We leave and follow the main drag, passing a grand municipal building which also shelters a food bank and since Kizzen is one of the mighty pillars of the community, we stop often, roll down our windows and greet whoever needs to be greeted (remember these better angels? they dwell here in large and unruly numbers...)

So much humanity at 11:15 am!  I am not used to it, so I turn my eyes to the lichen eyes on a nearby aspen trunk and feel safer: the trunk and I do not talk but just meet on these western slopes of the Sangre de Cristo Range and this is good. I am not fully domesticated these days and need my tree friends to hold me up and tell me what to do.

But Kizzen is not adverse to trees, either, and shows me the tree house her 12-year old son built many years ago with a little help of his friends. The structure is no longer sound but if I were to find a new adventurous dwelling I may consider renovating it for our private use. Yes, the Big Right Foot could join me here if he wishes.  The dog sitting by Kizzen is Peggy Sue, and she can open any closed doors in Kizzen's and Janet's cabin.

Back to the main drag and its joys of murals.

I am trying to pry deeper into the life of this community and ask Kizzen about a local cemetery. She says; ah yes!  and drives me across a lovely sage and juniper valley. We turn into a small gravel road and here it is: the only outdoor human cremation facility in the United States which -- I learn -- will perform a funeral pyre for anyone, regardless of their religion. The funeral pyre is a simple concrete-brick-hearth with a steel grate, and a body is usually wrapped in a simple cloth, surrounded by juniper logs and covered with branches. Then anything may happen -- music? words? tears? -- and the pyre goes ablaze. Kizzen says that during the dead of winter --  with deep Colorado frost and cold cold winds blowing from the icy ridges -- many mourners come close to the fire and turn their backs to warm their living bodies.






  
I learn that Kizzen's close friends were cremated here as well. Some recently, and her eyes tear up. I feel my own tears coming up, too: a companionable grief, a shared sadness.  But to her and to me this is a great place to bid farewell to people we loved, away from everything but the mountain range now wrapped in fog and the desert breathing in and out. Small copper plaques are the only markers measuring the passage of time, and Kizzen touches them one by one. I see a Polish name, and below a Danish one. They are world travelers even now, in this great Colorado valley

And the desert plant life? it folds its feathery wings before first snow comes.
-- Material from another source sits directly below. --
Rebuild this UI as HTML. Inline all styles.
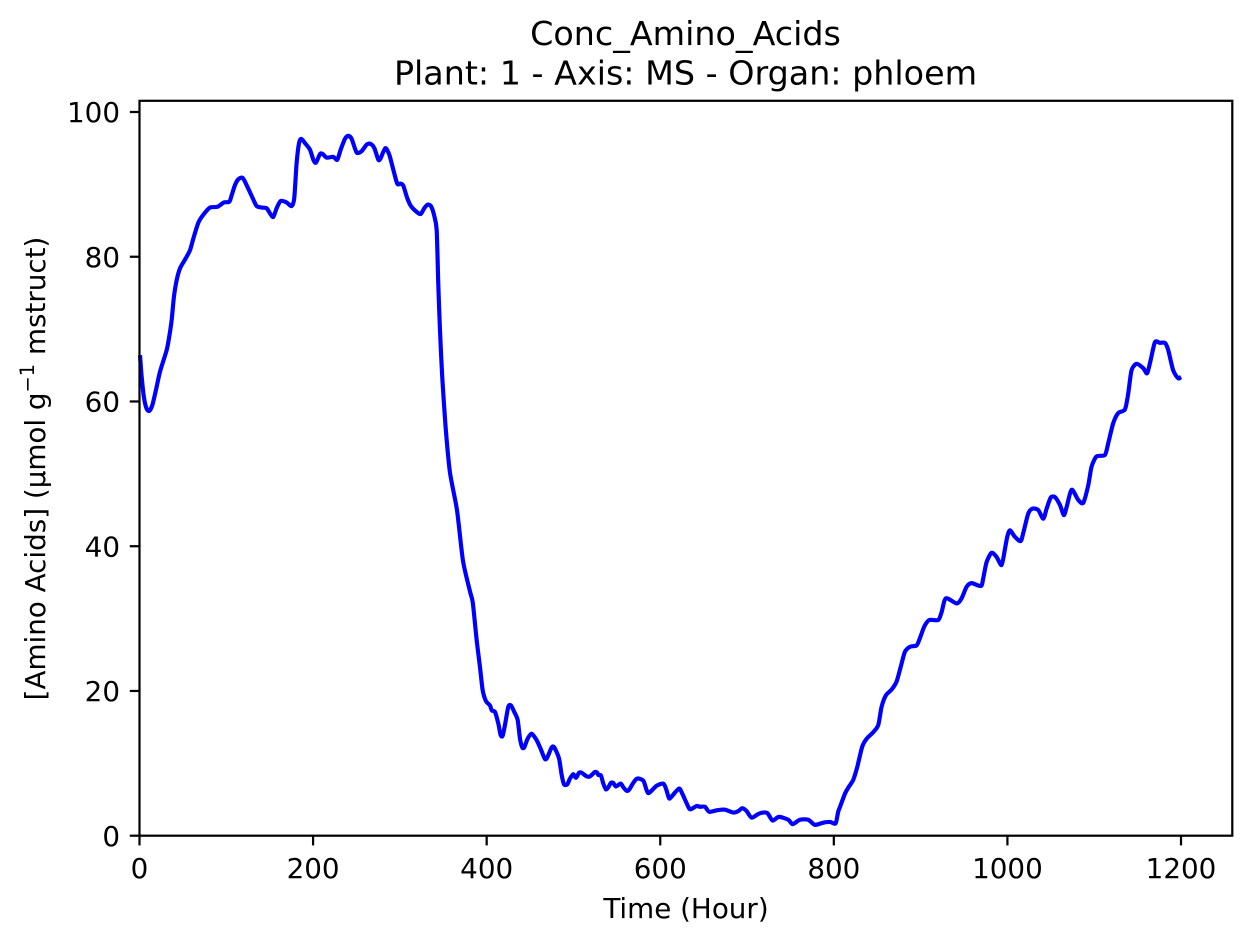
<!DOCTYPE html>
<html lang="en">
<head>
<meta charset="utf-8">
<title>Conc_Amino_Acids</title>
<style>
  html, body { margin: 0; padding: 0; background: #fff; }
  svg { display: block; }
  text { font-family: "DejaVu Sans", "Liberation Sans", sans-serif; fill: #000; }
</style>
</head>
<body>
<svg id="chart" xmlns="http://www.w3.org/2000/svg" width="1252" height="943" viewBox="0 0 1252 943">
  <rect x="0" y="0" width="1252" height="943" fill="#fff"/>
  <rect x="139.5" y="100.8" width="1092.8" height="734.9" fill="#fff"/>
  <g id="series-layer"></g>
  <rect x="139.5" y="100.8" width="1092.8" height="734.9" fill="none" stroke="#000" stroke-width="2.22"/>
  <g id="x-ticks"></g>
  <g id="y-ticks"></g>
  <text x="685.5" y="45" font-size="33.33" text-anchor="middle">Conc_Amino_Acids</text>
  <text x="685.5" y="84.5" font-size="33.33" text-anchor="middle">Plant: 1 - Axis: MS - Organ: phloem</text>
  <text x="686" y="918" font-size="27.78" text-anchor="middle">Time (Hour)</text>
  <text transform="translate(45,468.5) rotate(-90)" font-size="27.78" text-anchor="middle">[Amino Acids] (µmol g<tspan dy="-11" font-size="19.4">−1</tspan><tspan dy="11"> mstruct)</tspan></text>
</svg>
<script>
const hours = [0.6,2.5,5.2,8.2,11.3,14.8,19,23.6,31.3,34.3,37.1,39.7,42.9,46.7,52.4,58.2,62,67.8,73.5,81.2,89.7,97.3,103.5,106.2,110,113.8,118.9,124.2,130.4,135,140.7,146.5,150.3,154.2,158,162.6,169.5,175.3,178.3,181,183.8,186.4,190.7,196.4,200.3,203.3,208,211,215.7,223.3,227.9,231.8,236.8,240.6,244.4,250.2,256,261.7,266.3,270.6,275.2,277.8,283.2,287.8,292.5,297,301,304,308.5,312.8,319.3,324,328.1,332,335.8,339.3,342.4,344.2,346.2,348.8,352.8,357.7,365.8,372.7,380.7,384,388.5,392.3,395.4,399.2,403.8,406,409.6,413.4,416.1,418.4,421.1,424.9,428,431.8,435.7,438.4,441,443.3,447.2,451.8,457.6,462.2,467.1,469.8,474.9,477.9,483.3,486.4,489.1,492.9,496,499.8,502.9,506.4,509.4,515.2,519,524.8,527.4,528.6,531.7,534.4,537.4,540.2,543.2,545.8,548.9,554.4,557.4,561.3,564.4,568.9,573.5,580.5,584.3,587,595.8,603.5,606.6,610,612.3,621.5,625.4,633.1,636.1,641.9,645.7,651.5,656.4,664.9,674.5,684,689.9,694.5,699.5,705.2,712.9,718.7,723.7,729.4,736.7,747.5,752.5,761,770.5,778.2,787.8,795.5,802,805,807.5,812.8,817,822.3,827,832.7,837.8,845.4,851.2,855,860,866.6,872.3,877,881.9,887.7,895.4,899.2,904.2,910,920.3,924.2,929.1,941.5,947.2,953,958.8,969.5,972.2,976,981.8,987.6,993.3,997,999.8,1002.9,1008.6,1015.2,1018.2,1024,1029,1035.5,1041.3,1045.2,1049.8,1054.7,1060.5,1065,1068.2,1074,1081.6,1087.4,1093.1,1097,1102.7,1112.3,1116.1,1121.9,1127.7,1135.4,1139.2,1143,1148.9,1156.5,1161,1165,1170,1175.6,1181.5,1185.3,1191,1196.8,1200];
const aminoAcids = [66.4,63.4,60.5,59.0,58.7,59.5,61.6,64.1,67.1,69,71.3,74.5,76.8,78.4,79.6,80.9,82.5,84.7,85.8,86.8,86.9,87.5,87.6,88.5,89.9,90.7,90.9,89.7,88.1,87,86.8,86.7,86,85.5,86.7,87.7,87.5,87,88.1,92.9,95.7,96.3,95.7,94.8,93.4,93,94.2,94.2,93.7,93.8,93.4,94.8,96.3,96.7,96.3,94.4,94.6,95.5,95.6,95,93.4,93.6,95,94.1,92,90.1,90.1,89.8,88.1,87,86.2,85.9,86.7,87.2,87,85.8,83.7,76.4,69.9,63.4,56.3,50.2,45,38,33.8,32.2,27,23.3,20.1,18.6,18,17.3,17.1,15.5,13.9,13.8,15.3,17.8,18,17.1,16,13.4,12.2,12.2,13.4,14.1,13.2,12,10.6,10.8,12.2,12.2,10.7,8.4,7.1,7.1,7.9,8.5,8,8.7,8.7,8.2,8.2,8.8,8.7,8.4,8.3,7.2,6.4,6.7,7.3,7.3,6.8,7.2,6.7,6.2,6.4,7.3,7.9,7.6,6.3,5.9,6.9,7.2,6.5,5.2,5.3,6.5,5.8,3.8,3.7,4.1,4,4,3.3,3.5,3.6,3.2,3.4,3.8,3.4,2.5,3,3.2,3.1,2.1,2.6,2.2,1.6,2.2,2.2,1.5,1.8,1.9,1.7,3.3,4.1,5.8,6.7,7.7,9.5,12.3,13.4,14.3,15.3,17.8,19.4,20.2,21.3,23.3,25.4,26.1,26.3,27.3,28.9,29.8,29.8,30.9,32.8,32.1,32.8,34.4,34.9,34.5,35.6,37.8,39.1,38.5,37.4,39.5,41.3,42.2,41.3,40.7,41.8,44.5,45.2,45,43.8,45.2,46.7,46.8,45.7,44.3,45.4,47.8,46.4,46,48.4,51,52.4,52.6,54.2,57,58.4,58.9,61.1,64.3,65.2,64.6,63.9,65.7,68.2,68.1,68.1,67.1,64.3,63.2,63.4];
const xTickValues = [0,200,400,600,800,1000,1200];
const yTickValues = [0,20,40,60,80,100];

const svgNS = 'http://www.w3.org/2000/svg';
function xScale(h) { return 139.5 + h * (1181 - 139.5) / 1200; }
function yScale(v) { return 835.7 - v * (835.7 - 112) / 100; }

function smoothPath(xs, ys) {
  const k = 1 / 8;
  let d = 'M' + xs[0].toFixed(2) + ' ' + ys[0].toFixed(2);
  for (let i = 0; i < xs.length - 1; i++) {
    const a = Math.max(i - 1, 0);
    const b = Math.min(i + 2, xs.length - 1);
    const c1x = xs[i] + (xs[i + 1] - xs[a]) * k;
    const c1y = ys[i] + (ys[i + 1] - ys[a]) * k;
    const c2x = xs[i + 1] - (xs[b] - xs[i]) * k;
    const c2y = ys[i + 1] - (ys[b] - ys[i]) * k;
    d += 'C' + c1x.toFixed(2) + ' ' + c1y.toFixed(2) + ' ' + c2x.toFixed(2) + ' ' + c2y.toFixed(2) + ' ' + xs[i + 1].toFixed(2) + ' ' + ys[i + 1].toFixed(2);
  }
  return d;
}

const seriesLayer = document.getElementById('series-layer');
const line = document.createElementNS(svgNS, 'path');


line.setAttribute('fill', 'none');
line.setAttribute('stroke', '#0000ff');
line.setAttribute('stroke-width', '4.17');
line.setAttribute('stroke-linejoin', 'round');
line.setAttribute('stroke-linecap', 'butt');
line.setAttribute('d', smoothPath(hours.map(xScale), aminoAcids.map(yScale)));
seriesLayer.appendChild(line);

const xTicks = document.getElementById('x-ticks');
xTickValues.forEach(function (value) {
  const mark = document.createElementNS(svgNS, 'line');
  
  
  mark.setAttribute('x1', xScale(value));
  mark.setAttribute('x2', xScale(value));
  mark.setAttribute('y1', 835.7);
  mark.setAttribute('y2', 845.4);
  mark.setAttribute('stroke', '#000');
  mark.setAttribute('stroke-width', '2.22');
  xTicks.appendChild(mark);
  const label = document.createElementNS(svgNS, 'text');
  
  
  label.setAttribute('x', xScale(value));
  label.setAttribute('y', 878);
  label.setAttribute('font-size', '27.78');
  label.setAttribute('text-anchor', 'middle');
  label.textContent = value;
  xTicks.appendChild(label);
});

const yTicks = document.getElementById('y-ticks');
yTickValues.forEach(function (value) {
  const mark = document.createElementNS(svgNS, 'line');
  
  
  mark.setAttribute('x1', 129.8);
  mark.setAttribute('x2', 139.5);
  mark.setAttribute('y1', yScale(value));
  mark.setAttribute('y2', yScale(value));
  mark.setAttribute('stroke', '#000');
  mark.setAttribute('stroke-width', '2.22');
  yTicks.appendChild(mark);
  const label = document.createElementNS(svgNS, 'text');
  
  
  label.setAttribute('x', 120);
  label.setAttribute('y', yScale(value) + 10.2);
  label.setAttribute('font-size', '27.78');
  label.setAttribute('text-anchor', 'end');
  label.textContent = value;
  yTicks.appendChild(label);
});
</script>
</body>
</html>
Lured by a nearby stream, I walk into the forest and discover an aspen trunk blazing with lichens, something I have not seen anywhere else. Not even on aspen rich slopes of Boulder Mountain in Utah, or in the Rockies. Usually, lichens live on rocks and leave aspens alone, but here they climb the trunks as if to get higher and have a better view of all things.
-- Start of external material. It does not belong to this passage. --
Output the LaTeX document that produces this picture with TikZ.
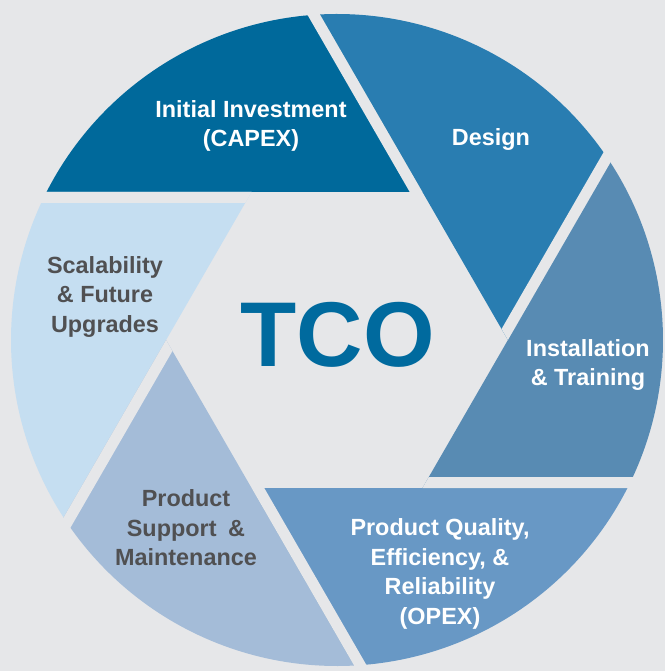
\documentclass[tikz,border=0pt]{standalone}
\usepackage{fontspec}
\setmainfont{Liberation Sans}
\usetikzlibrary{calc}
\definecolor{bg}{HTML}{E6E7E9}
\definecolor{cInitial}{HTML}{00699B}
\definecolor{cDesign}{HTML}{297DB1}
\definecolor{cInstall}{HTML}{588BB3}
\definecolor{cOpex}{HTML}{6898C5}
\definecolor{cSupport}{HTML}{A4BCD8}
\definecolor{cScal}{HTML}{C5DEF1}
\definecolor{txtgray}{HTML}{505052}
\definecolor{tcoblue}{HTML}{006A9E}
\tikzset{
  lbl/.style={font=\bfseries\fontsize{23.4}{29.5}\selectfont, align=center, text=white, inner sep=0pt},
  lbldark/.style={lbl, text=txtgray},
  gapstrip/.style={fill=bg}
}
\begin{document}
\begin{tikzpicture}[x=1pt,y=1pt]
\fill[bg] (-337,-331) rectangle (328,340);
\useasboundingbox (-337,-331) rectangle (328,340);
\def\rc{326}
\def\rh{170.896}
\foreach \k in {0,...,5} { \coordinate (V\k) at ({60*\k}:\rh); }
% blades
\fill[cDesign]  (V0) -- (V1) -- (93:\rc)  arc[start angle=93,  end angle=33,  radius=\rc] -- cycle;
\fill[cInitial] (V1) -- (V2) -- (153:\rc) arc[start angle=153, end angle=93,  radius=\rc] -- cycle;
\fill[cScal]    (V2) -- (V3) -- (213:\rc) arc[start angle=213, end angle=153, radius=\rc] -- cycle;
\fill[cSupport] (V3) -- (V4) -- (273:\rc) arc[start angle=273, end angle=213, radius=\rc] -- cycle;
\fill[cOpex]    (V4) -- (V5) -- (333:\rc) arc[start angle=333, end angle=273, radius=\rc] -- cycle;
\fill[cInstall] (V5) -- (V0) -- (33:\rc)  arc[start angle=33,  end angle=-27, radius=\rc] -- cycle;
% gaps
\foreach \k in {0,...,5} {
  \fill[gapstrip] (V\k) -- ($(V\k)+({60*\k+60}:240)$) -- ($(V\k)+({60*\k+60}:240)+({60*\k+150}:11)$) -- ($(V\k)+({60*\k+120}:12.7)$) -- cycle;
}
% labels
\node[lbl] (initial) at (-86,214) {Initial Investment\\(CAPEX)};
\node[lbl] (design) at (154,200) {Design};
\node[lbl] (install) at (251,-25) {Installation\\\&~Training};
\node[lbl] (opex) at (103,-234) {Product Quality,\\Efficiency, \&\\Reliability\\(OPEX)};
\node[lbldark] (support) at (-151,-188) {Product\\Support\enspace\&\\Maintenance};
\node[lbldark] (scal) at (-232,43) {Scalability\\\&~Future\\Upgrades};
\node[text=tcoblue, font=\bfseries\fontsize{92}{92}\selectfont, inner sep=0pt] (tco) at (0.5,5) {TCO};
\end{tikzpicture}
\end{document}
 And at the end of the road I see another white and golden stupa, surrounded by prayer flags and sheltered by the sea of boiling clouds. The space. The sky. Oh...

Kizzen is happy here. We traveled together for hours now and listened to the running water and our silent memories, and even bought some bread in the ashram.  She says we have been gone for a long time and they -- Janet and John -- may be wondering what happened to us.  I say: "Tell them the post office lines were long today," and we drive home.

Janet meets us in front of the cabin and asks: "What happened to you two? We were getting concerned" and Kizzen, as cool as a ripe cucumber after a cold rain, says: "The post office lines were awfully long today" and we leave it at that.